The question of when to move from manual HR to software does not have a single answer that applies to every Chennai business. But it has a set of signals, payroll errors, compliance exposure, HR administration overload, multi-location complexity, self-service gaps, key-person dependency, and approaching statutory thresholds, that collectively make the answer clear when they are present.

Most Chennai businesses that have made the move report the same thing: they wish they had done it earlier. Not because the software is transformative in isolation, but because the operational clarity it creates, accurate payroll, visible compliance, self-sufficient employees, documented records, compounds over time in ways that manual systems cannot replicate.

The cost of waiting is not abstract. It is the payroll errors that erode trust. It is the compliance penalties that arrive without warning. It is the HR manager who leaves and takes the institutional knowledge with them. It is the business that grows to 150 employees on infrastructure designed for 40.

The right time to move is before the pain becomes undeniable. For most growing Chennai businesses, that time is now.

Takeaway:
If three or more of the seven signals in this article describe your current situation, the ROI case for HR software is already positive. You are paying the cost of manual HR every month without receiving the benefits of automation. The implementation effort is temporary. The returns compound with every payroll cycle, every compliance filing, and every hour your HR team spends on work that actually requires them.

Related Terms

Frequently Asked Questions

At what employee count should a Chennai business definitely move to HR software?

There is no universal headcount trigger, but 50 employees is the point at which most Chennai businesses find manual HR unmanageable without dedicated workarounds.
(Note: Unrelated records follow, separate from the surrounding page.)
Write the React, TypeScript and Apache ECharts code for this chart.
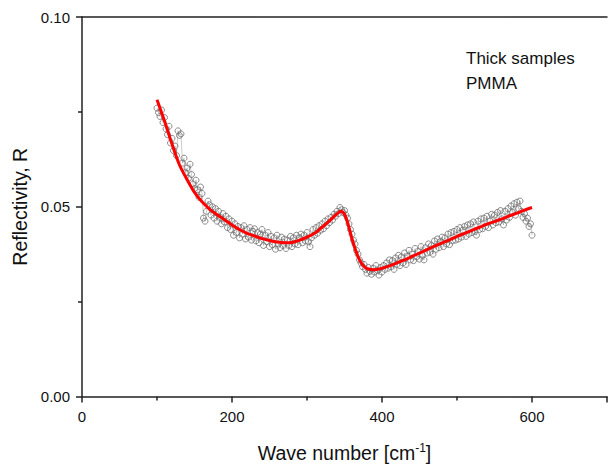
import React, { useEffect, useRef } from "react";
import * as echarts from "echarts";

const X_TICKS = [0, 200, 400, 600];
const Y_TICKS = ["0.00", "0.05", "0.10"];

// measured spectrum: wave number grid start and spacing
const MEAS_START = 100;
const MEAS_STEP = 2;
const measuredR = [
  0.076, 0.0748, 0.0738, 0.0755, 0.0722, 0.0735, 0.0705, 0.069, 0.0712, 0.0668,
  0.068, 0.0648, 0.066, 0.0635, 0.07, 0.0688, 0.0692, 0.0615, 0.0628, 0.059,
  0.0602, 0.0575, 0.0612, 0.0585, 0.056, 0.0548, 0.057, 0.0545, 0.0525, 0.0552,
  0.0535, 0.047, 0.0462, 0.0488, 0.0515, 0.0505, 0.0478, 0.05, 0.047, 0.0495,
  0.0462, 0.0488, 0.0472, 0.0455, 0.0482, 0.046, 0.0475, 0.0445, 0.0468, 0.044,
  0.0462, 0.0425, 0.0455, 0.0432, 0.0448, 0.0418, 0.0445, 0.0428, 0.045, 0.0415,
  0.044, 0.042, 0.0445, 0.0412, 0.0435, 0.0442, 0.041, 0.0432, 0.0405, 0.0428,
  0.044, 0.0398, 0.0425, 0.0408, 0.0432, 0.0395, 0.0422, 0.04, 0.0418, 0.0388,
  0.0425, 0.0402, 0.0392, 0.042, 0.0398, 0.0415, 0.039, 0.0412, 0.0398, 0.0422,
  0.0395, 0.0418, 0.0402, 0.0425, 0.04, 0.0418, 0.0428, 0.0405, 0.0425, 0.041,
  0.0432, 0.0408, 0.0395, 0.0418, 0.044, 0.0425, 0.0445, 0.043, 0.045, 0.0438,
  0.0455, 0.0442, 0.0462, 0.045, 0.0468, 0.0458, 0.0472, 0.0465, 0.048, 0.0475,
  0.0488, 0.0482, 0.0498, 0.0492, 0.0485, 0.049, 0.0478, 0.047, 0.0455, 0.044,
  0.0428, 0.0412, 0.0402, 0.0385, 0.0375, 0.036, 0.0352, 0.0342, 0.0348, 0.0335,
  0.0325, 0.034, 0.033, 0.0322, 0.0338, 0.0328, 0.0345, 0.0332, 0.032, 0.034,
  0.0328, 0.0345, 0.0335, 0.0352, 0.0338, 0.036, 0.0342, 0.0358, 0.0335, 0.0365,
  0.0348, 0.0372, 0.0345, 0.0368, 0.0352, 0.0378, 0.0348, 0.037, 0.0385, 0.036,
  0.0375, 0.0358, 0.039, 0.0368, 0.0382, 0.0362, 0.0395, 0.0372, 0.036, 0.0392,
  0.0378, 0.0402, 0.038, 0.0398, 0.0375, 0.041, 0.0388, 0.0415, 0.0392, 0.0408,
  0.042, 0.0395, 0.0418, 0.0402, 0.0428, 0.04, 0.0432, 0.041, 0.0435, 0.0412,
  0.044, 0.0415, 0.0445, 0.042, 0.0438, 0.0448, 0.0422, 0.0452, 0.0428, 0.0455,
  0.0432, 0.046, 0.0435, 0.0425, 0.0462, 0.044, 0.0468, 0.0442, 0.047, 0.0448,
  0.0475, 0.0445, 0.0462, 0.048, 0.0452, 0.0478, 0.0458, 0.0485, 0.046, 0.049,
  0.0468, 0.0452, 0.0488, 0.0465, 0.0495, 0.0472, 0.0502, 0.0485, 0.0508, 0.0478,
  0.0512, 0.0495, 0.0515, 0.0488, 0.0472, 0.0482, 0.0462, 0.047, 0.0448, 0.0455,
  0.0425,
];

// fitted model curve
const fitX = [
  100, 110, 120, 130, 140, 150, 160, 170, 180, 190, 200, 210, 220, 230, 240, 250,
  260, 270, 280, 290, 300, 310, 320, 330, 340, 345, 350, 355, 360, 365, 370, 375,
  380, 390, 400, 410, 420, 430, 440, 450, 460, 470, 480, 490, 500, 510, 520, 530,
  540, 550, 560, 570, 580, 590, 600,
];
const fitR = [
  0.0782, 0.0726, 0.0665, 0.061, 0.0572, 0.0538, 0.0513, 0.0494, 0.0479, 0.0466,
  0.0452, 0.044, 0.043, 0.0423, 0.0416, 0.0411, 0.0407, 0.0405, 0.0406, 0.0412,
  0.042, 0.043, 0.0446, 0.0463, 0.0481, 0.0488, 0.048, 0.0452, 0.0415, 0.0384,
  0.036, 0.0345, 0.0337, 0.0334, 0.0338, 0.0344, 0.0352, 0.036, 0.0369, 0.0378,
  0.0387, 0.0396, 0.0405, 0.0413, 0.0422, 0.043, 0.0438, 0.0446, 0.0454, 0.0461,
  0.0468, 0.0476, 0.0483, 0.0491, 0.0498,
];

const FONT = '"Liberation Sans", Arial, sans-serif';

export default function App() {
  const ref = useRef<HTMLDivElement>(null);

  useEffect(() => {
    if (!ref.current) return;
    const chart = echarts.init(ref.current, null, { renderer: "svg" });
    const measured = measuredR.map((v, i) => [MEAS_START + i * MEAS_STEP, v]);
    const fit = fitX.map((x, i) => [x, fitR[i]]);
    const axisLine = { show: true, lineStyle: { color: "#222", width: 1.5 } };
    chart.setOption({
      animation: false,
      backgroundColor: "#fff",
      grid: { left: 82, top: 17, width: 529, height: 388, containLabel: false },
      xAxis: [
        {
          type: "value",
          min: 0,
          max: 700,
          interval: 200,
          axisLine: { ...axisLine, onZero: false },
          axisTick: { show: true, inside: false, length: 6, lineStyle: { color: "#222", width: 1.5 } },
          minorTick: { show: true, splitNumber: 2, length: 4, lineStyle: { color: "#222", width: 1.5 } },
          splitLine: { show: false },
          axisLabel: {
            fontFamily: FONT,
            fontSize: 15,
            color: "#111",
            margin: 12,
            formatter: (v: number) => (X_TICKS.includes(v) ? String(v) : ""),
          },
          name: "Wave number [cm{sup|-1}]",
          nameLocation: "middle",
          nameGap: 45,
          nameTextStyle: {
            fontFamily: FONT,
            fontSize: 19.5,
            color: "#111",
            rich: {
              sup: { fontFamily: FONT, fontSize: 12, color: "#111", padding: [0, 0, 11, 0] },
            },
          },
        },
        {
          type: "value",
          position: "top",
          min: 0,
          max: 700,
          axisLine: { ...axisLine, onZero: false },
          axisTick: { show: false },
          axisLabel: { show: false },
          splitLine: { show: false },
        },
      ],
      yAxis: {
        type: "value",
        min: 0,
        max: 0.1,
        interval: 0.05,
        axisLine: { ...axisLine, onZero: false },
        axisTick: { show: true, inside: false, length: 6, lineStyle: { color: "#222", width: 1.5 } },
        minorTick: { show: true, splitNumber: 2, length: 4, lineStyle: { color: "#222", width: 1.5 } },
        splitLine: { show: false },
        axisLabel: {
          fontFamily: FONT,
          fontSize: 15,
          color: "#111",
          margin: 12,
          formatter: (v: number) => {
            const s = v.toFixed(2);
            return Y_TICKS.includes(s) ? s : "";
          },
        },
        name: "Reflectivity, R",
        nameLocation: "middle",
        nameGap: 51,
        nameRotate: 90,
        nameTextStyle: { fontFamily: FONT, fontSize: 19.5, color: "#111" },
      },
      graphic: [
        {
          type: "text",
          left: 466,
          top: 46,
          style: {
            text: "Thick samples\nPMMA",
            font: `17px ${FONT}`,
            lineHeight: 25,
            fill: "#111",
          },
        },
      ],
      series: [
        {
          type: "line",
          data: measured,
          symbol: "circle",
          symbolSize: 6,
          showAllSymbol: true,
          lineStyle: { color: "#555", width: 0.5, opacity: 0.6 },
          itemStyle: { color: "rgba(255,255,255,0)", borderColor: "#707070", borderWidth: 0.8 },
          z: 2,
        },
        {
          type: "line",
          data: fit,
          smooth: 0.3,
          symbol: "none",
          lineStyle: { color: "#ff0000", width: 3 },
          z: 3,
        },
      ],
    });
    return () => chart.dispose();
  }, []);

  return (
    <div
      ref={ref}
      style={{ position: "fixed", left: 0, top: 0, width: 610, height: 468, background: "#fff" }}
    />
  );
}
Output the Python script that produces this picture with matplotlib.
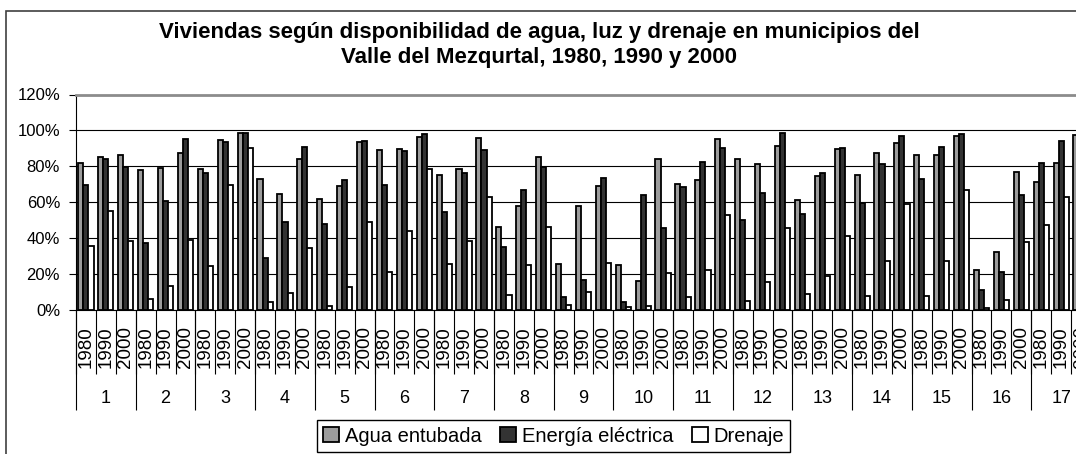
import numpy as np
import matplotlib
matplotlib.use("Agg")
import matplotlib.pyplot as plt
from matplotlib.patches import Rectangle

plt.rcParams['font.family'] = ['Liberation Sans', 'DejaVu Sans']

# municipios 1..17, cada uno con 1980, 1990, 2000
municipios = [str(i) for i in range(1, 18)]
anios = ['1980', '1990', '2000']

agua = [82, 85, 86,        # 1
        78, 79, 87.5,      # 2
        78.5, 94.5, 98.3,  # 3
        72.7, 64.7, 84.2,  # 4
        61.4, 69.2, 93.5,  # 5
        89.2, 89.8, 96.5,  # 6
        75.3, 78.6, 95.5,  # 7
        46, 58, 85,        # 8
        25.3, 57.7, 68.8,  # 9
        24.8, 16.1, 84.2,  # 10
        70.3, 72.5, 95,    # 11
        83.8, 81.4, 91.3,  # 12
        61, 74.7, 89.4,    # 13
        75.3, 87.3, 92.7,  # 14
        86.3, 86.1, 96.7,  # 15
        21.8, 32, 76.6,    # 16
        71, 82, 97.2]      # 17

energia = [69.5, 84.2, 79.4,
           37, 60.6, 95,
           76.2, 93.5, 98.7,
           28.5, 48.6, 90.5,
           47.6, 72.3, 94.2,
           69.5, 88.3, 98.1,
           54.3, 76, 89.2,
           35, 66.8, 79.4,
           7.1, 16.6, 73.6,
           4, 63.8, 45.4,
           68.4, 82.3, 90.3,
           49.9, 64.9, 98.3,
           53.5, 76.3, 90.1,
           59.2, 81, 97.1,
           73.1, 90.7, 97.8,
           10.9, 20.9, 64,
           82, 94.2, 98]

drenaje = [35.2, 54.9, 38,
           6, 13, 38.8,
           24.4, 69.5, 90,
           4.2, 9, 34.6,
           2.1, 12.3, 48.6,
           20.9, 44, 78.3,
           25.3, 38, 62.7,
           8.3, 24.8, 45.8,
           2.5, 9.7, 26.1,
           1.6, 2, 20.5,
           7.1, 22.2, 52.5,
           4.7, 15.5, 45.5,
           8.4, 18.8, 40.8,
           7.6, 26.8, 59.1,
           7.7, 26.8, 66.5,
           0.8, 5.3, 37.8,
           46.9, 62.7, 70]

W, H = 1076, 454
fig = plt.figure(figsize=(W / 100, H / 100), dpi=100)
ax = fig.add_axes([76 / W, (H - 309.5) / H, 1015 / W, 215 / H])

n = len(agua)
x = np.arange(n) + 0.5
w = 0.255
b1 = ax.bar(x - w, agua, w, color='#9c9c9c', edgecolor='black', linewidth=1.3, zorder=3)
b2 = ax.bar(x, energia, w, color='#333333', edgecolor='black', linewidth=1.3, zorder=3)
b3 = ax.bar(x + w, drenaje, w, color='white', edgecolor='black', linewidth=1.3, zorder=3)

ax.set_xlim(0, n)
ax.set_ylim(0, 120)
ax.set_yticks(range(0, 121, 20))
ax.set_yticklabels([f'{v}%' for v in range(0, 121, 20)])
ax.yaxis.grid(True, color='black', linewidth=0.8)
ax.set_axisbelow(True)
ax.set_xticks([])
ax.tick_params(axis='y', direction='out', length=5, width=0.8, pad=6.5, labelsize=12)

ax.spines['right'].set_visible(False)
ax.spines['top'].set_color('#8c8c8c')
ax.spines['top'].set_linewidth(2)
ax.spines['left'].set_color('black')
ax.spines['bottom'].set_color('black')

# etiquetas de dos niveles en el eje x
tr = ax.get_xaxis_transform()
for i in range(n):
    ax.text(i + 0.5, -0.078, anios[i % 3], rotation=90, ha='center', va='top',
            fontsize=13.5, transform=tr, clip_on=False)
ax.vlines(np.arange(n + 1), -0.30, 0, colors='black', linewidth=0.8,
          transform=tr, clip_on=False)
ax.vlines(np.arange(0, n + 1, 3), -0.467, 0, colors='black', linewidth=0.8,
          transform=tr, clip_on=False)
for g, m in enumerate(municipios):
    ax.text(3 * g + 1.5, -0.412, m, ha='center', va='center', fontsize=13,
            transform=tr, clip_on=False)

leg = fig.legend([b1, b2, b3], ['Agua entubada', 'Energía eléctrica', 'Drenaje'],
                 loc='center', bbox_to_anchor=(553.5 / W, 18 / H), ncol=3,
                 fancybox=False, edgecolor='black', framealpha=1, fontsize=14.5,
                 handlelength=0.8, handleheight=0.8, handletextpad=0.3,
                 columnspacing=0.9, borderpad=0.3, borderaxespad=0)
leg.get_frame().set_linewidth(1)

fig.text(539 / W, (H - 45) / H,
         'Viviendas según disponibilidad de agua, luz y drenaje en municipios del\n'
         'Valle del Mezqurtal, 1980, 1990 y 2000',
         ha='center', va='center', fontsize=16, fontweight='bold', linespacing=1.3)

fig.patches.append(Rectangle((6 / W, -0.05), 1.2, (H - 11) / H + 0.05,
                             transform=fig.transFigure, fill=False,
                             edgecolor='#404040', linewidth=1.2))

fig.savefig('out.png', dpi=100)
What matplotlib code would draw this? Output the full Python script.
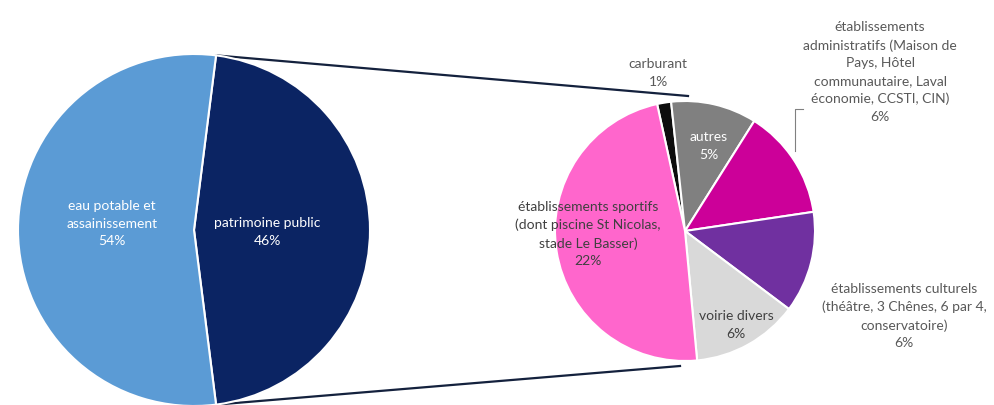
import numpy as np
import matplotlib
matplotlib.use("Agg")
import matplotlib.pyplot as plt

# ---- data ----
main_labels = ["patrimoine public", "eau potable et\nassainissement"]
main_values = [46, 54]
main_colors = ["#0B2463", "#5B9BD5"]

sub_labels = ["carburant", "autres",
              "établissements\nadministratifs (Maison de\nPays, Hôtel\ncommunautaire, Laval\néconomie, CCSTI, CIN)",
              "établissements culturels\n(théâtre, 3 Chênes, 6 par 4,\nconservatoire)",
              "voirie divers",
              "établissements sportifs\n(dont piscine St Nicolas,\nstade Le Basser)"]
sub_values = [0.8, 4.9, 6.3, 5.8, 6.1, 22.1]
sub_colors = ["#0D0D0D", "#808080", "#CC0099", "#7030A0", "#D9D9D9", "#FF66CC"]

plt.rcParams['font.family'] = ['Lato', 'DejaVu Sans']

W, H = 995, 406
fig = plt.figure(figsize=(W / 100, H / 100), dpi=100)
ax = fig.add_axes([0, 0, 1, 1])

# layout (pixel units, y measured from the bottom)
c1, r1 = (194, 175), 176
c2, r2 = (685, 174), 130

total = sum(main_values)
start1 = main_values[0] / total * 360 / 2
w1, _ = ax.pie(main_values, colors=main_colors, center=c1, radius=r1,
               startangle=start1, counterclock=False,
               wedgeprops=dict(edgecolor='white', linewidth=1.5), frame=True)

w2, _ = ax.pie(sub_values, colors=sub_colors, center=c2, radius=r2,
               startangle=102.4, counterclock=False,
               wedgeprops=dict(edgecolor='white', linewidth=1.5), frame=True)
ax.set_xlim(0, W)
ax.set_ylim(0, H)
ax.set_aspect('equal')
ax.axis('off')

# connector lines from the "patrimoine public" wedge edges to the small pie
a_top = np.deg2rad(w1[0].theta2)
a_bot = np.deg2rad(w1[0].theta1)
p_top = (c1[0] + r1 * np.cos(a_top), c1[1] + r1 * np.sin(a_top))
p_bot = (c1[0] + r1 * np.cos(a_bot), c1[1] + r1 * np.sin(a_bot))
ax.plot([p_top[0], c2[0] + 3], [p_top[1], c2[1] + r2 + 5], color='#14213D', lw=1.6, zorder=0)
ax.plot([p_bot[0], c2[0] - 5], [p_bot[1], c2[1] - r2 - 5], color='#14213D', lw=1.6, zorder=0)

fs = 10
ls = 1.55

def img(x, y):
    return x, H - y

# main pie labels
main_pos = [(267, 232), (112, 224)]
for lab, val, pos in zip(main_labels, main_values, main_pos):
    ax.text(*img(*pos), f"{lab}\n{val / total * 100:.0f}%", ha='center', va='center',
            color='white', fontsize=fs, linespacing=ls)

# sub pie labels
pcts = [f"{v:.0f}%" for v in sub_values]
sub_pos = [(658, 73), (709, 146), (880, 72), (904, 316), (736, 325), (588, 234)]
sub_tcol = ['#595959', 'white', '#595959', '#595959', '#404040', '#404040']
for lab, p, pos, col in zip(sub_labels, pcts, sub_pos, sub_tcol):
    ax.text(*img(*pos), f"{lab}\n{p}", ha='center', va='center',
            color=col, fontsize=fs, linespacing=ls)

# leader line for administratifs label
ax.plot([803, 795, 795], [H - 110, H - 110, H - 152], color='#808080', lw=0.8)

fig.savefig("out.png", dpi=100)
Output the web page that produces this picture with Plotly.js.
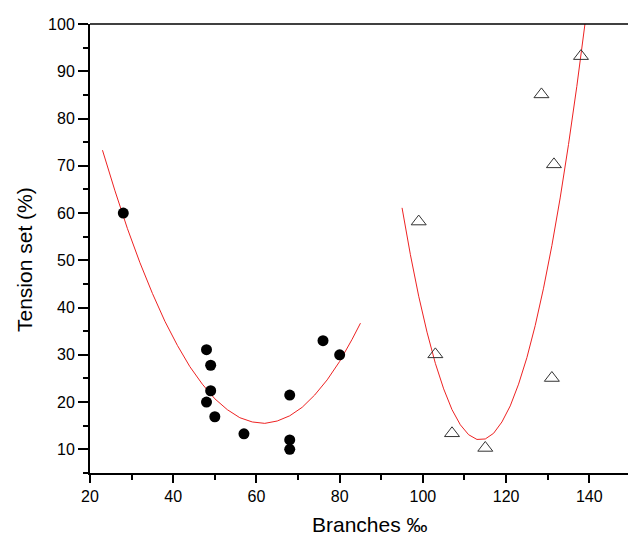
<!DOCTYPE html>
<html>
<head>
<meta charset="utf-8">
<script src="https://cdn.plot.ly/plotly-3.0.1.min.js"></script>
<style>html,body{margin:0;padding:0;background:#fff;}#chart{width:628px;height:535px;}</style>
</head>
<body>
<div id="chart"></div>
<script>
// Series 1: filled circles
const circX = [28, 48, 49, 49, 48, 50, 57, 68, 68, 68, 76, 80];
const circY = [60, 31.1, 27.8, 22.4, 20.0, 16.9, 13.3, 21.5, 12.0, 10.0, 33.0, 30.0];
// Series 2: open triangles
const triX = [99, 103, 107, 115, 131, 128.5, 131.5, 138];
const triY = [58.2, 30.1, 13.4, 10.3, 25.1, 85.1, 70.3, 93.2];
// Fit curve 1
const fit1X = [23, 26, 29, 32, 35, 38, 41, 44, 47, 50, 53, 56, 59, 62, 65, 68, 71, 74, 77, 80, 83, 85];
const fit1Y = [73.3, 64.7, 56.7, 49.5, 43.0, 37.1, 32.0, 27.5, 23.8, 20.7, 18.4, 16.7, 15.8, 15.5, 16.0, 17.1, 18.9, 21.5, 24.7, 28.6, 33.3, 36.7];
// Fit curve 2
const fit2X = [95, 97, 99, 101, 103, 105, 107, 109, 111, 113, 115, 117, 119, 121, 123, 125, 127, 129, 131, 133, 135, 137, 139, 140];
const fit2Y = [61.1, 51.2, 42.4, 34.8, 28.2, 22.8, 18.4, 15.2, 13.1, 12.1, 12.2, 13.4, 15.8, 19.2, 23.8, 29.4, 36.2, 44.1, 53.1, 63.2, 74.5, 86.8, 100.3, 107.4];
// Axis labels
const xTitle = "Branches ‰";
const yTitle = "Tension set (%)";

const font = "Liberation Sans, Arial, sans-serif";

const traces = [
  {x: fit1X, y: fit1Y, mode: 'lines', line: {color: '#ee2222', width: 1}, hoverinfo: 'skip'},
  {x: fit2X, y: fit2Y, mode: 'lines', line: {color: '#ee2222', width: 1}, hoverinfo: 'skip'},
  {x: circX, y: circY, mode: 'markers', marker: {symbol: 'circle', size: 11, color: '#000'}},
  {x: triX, y: triY, mode: 'markers', marker: {symbol: 'triangle-up-open', size: 13, color: '#333', line: {width: 1, color: '#333'}}}
];

const layout = {
  width: 628, height: 535,
  margin: {l: 90, r: 0, t: 24, b: 62},
  showlegend: false,
  paper_bgcolor: '#fff', plot_bgcolor: '#fff',
  font: {family: font, size: 16, color: '#000'},
  xaxis: {
    range: [20, 149.3], dtick: 20, tick0: 0,
    showgrid: false, zeroline: false,
    showline: true, linewidth: 2, linecolor: '#000',
    ticks: 'outside', ticklen: 8, tickwidth: 2, tickcolor: '#000',
    minor: {dtick: 10, ticks: 'outside', ticklen: 5, tickwidth: 2, tickcolor: '#000', showgrid: false},
    tickfont: {size: 16, family: font}
  },
  yaxis: {
    range: [5, 100], dtick: 10, tick0: 0,
    showgrid: false, zeroline: false,
    showline: true, linewidth: 2, linecolor: '#000',
    ticks: 'outside', ticklen: 10, tickwidth: 2, tickcolor: '#000',
    minor: {dtick: 5, ticks: 'outside', ticklen: 5, tickwidth: 2, tickcolor: '#000', showgrid: false},
    tickfont: {size: 16, family: font}
  },
  annotations: [
    {text: xTitle, xref: 'paper', yref: 'paper', x: 0.52, y: -0.1136, xanchor: 'center', yanchor: 'middle',
     showarrow: false, font: {size: 21, family: font, color: '#000'}},
    {text: yTitle, xref: 'paper', yref: 'paper', x: -0.1208, y: 0.4744, xanchor: 'center', yanchor: 'middle',
     textangle: -90, showarrow: false, font: {size: 21, family: font, color: '#000'}}
  ],
  shapes: [
    {type: 'line', xref: 'paper', yref: 'paper', x0: 0, x1: 1, y0: 1, y1: 1, line: {color: '#000', width: 1.5}}
  ]
};

Plotly.newPlot('chart', traces, layout, {displayModeBar: false, staticPlot: true});
</script>
</body>
</html>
At 20 employees, EPF registration is mandatory and compliance filing alone justifies basic payroll software. Between 30 and 75 employees, the ROI case is usually already positive.

How much does HR software typically cost for a Chennai SME?

Cloud-based HR platforms in India are generally priced per employee per month. For a 100-person Chennai business, the total monthly cost is often in the Rs. 8,000 to Rs. 15,000 range, depending on features and vendor. That is typically less than the cost of recurring payroll errors and admin inefficiency.

Can we implement HR software during a busy period, or should we wait for a quieter time?

There is rarely a truly quiet period in a growing business. The practical approach is to begin discovery and configuration during a relatively normal period and schedule go-live at the start of a new month, ideally not in the same week as a major payroll deadline.

What data do we need to prepare before implementing HR software?

Prepare employee master records, bank account details, statutory enrollment numbers, current leave balances, and year-to-date payroll figures. Most vendors provide a migration template, and the quality of your master data directly affects the quality of your go-live.

What happens to our existing biometric hardware when we move to HR software?

Most leading Indian HR platforms integrate with common biometric hardware brands such as ZKTeco, eSSL, Mantra, Suprema, and Matrix. Before choosing a vendor, confirm support for your exact hardware model, not just the brand.

How do we handle the parallel run – running manual and software payroll simultaneously?

A parallel run means processing payroll through both systems for one to two months and comparing outputs. Any discrepancy points either to a configuration issue in the software or an error in the manual system. It is the most important quality-control step in implementation and should not be skipped.

Will employees resist the change to a new HR system?

Some resistance is normal, especially from employees comfortable with the current process or concerned about digital attendance tracking. In most deployments, that resistance fades within the first two payroll cycles once the self-service and accuracy benefits become visible.

How do we evaluate whether the implementation was successful?

Define success metrics before go-live. Good measures include payroll processing time, payroll correction requests per cycle, statutory filing on-time rate, HR time spent on routine administration, and employee self-service adoption rate at the 30, 60, and 90 day marks.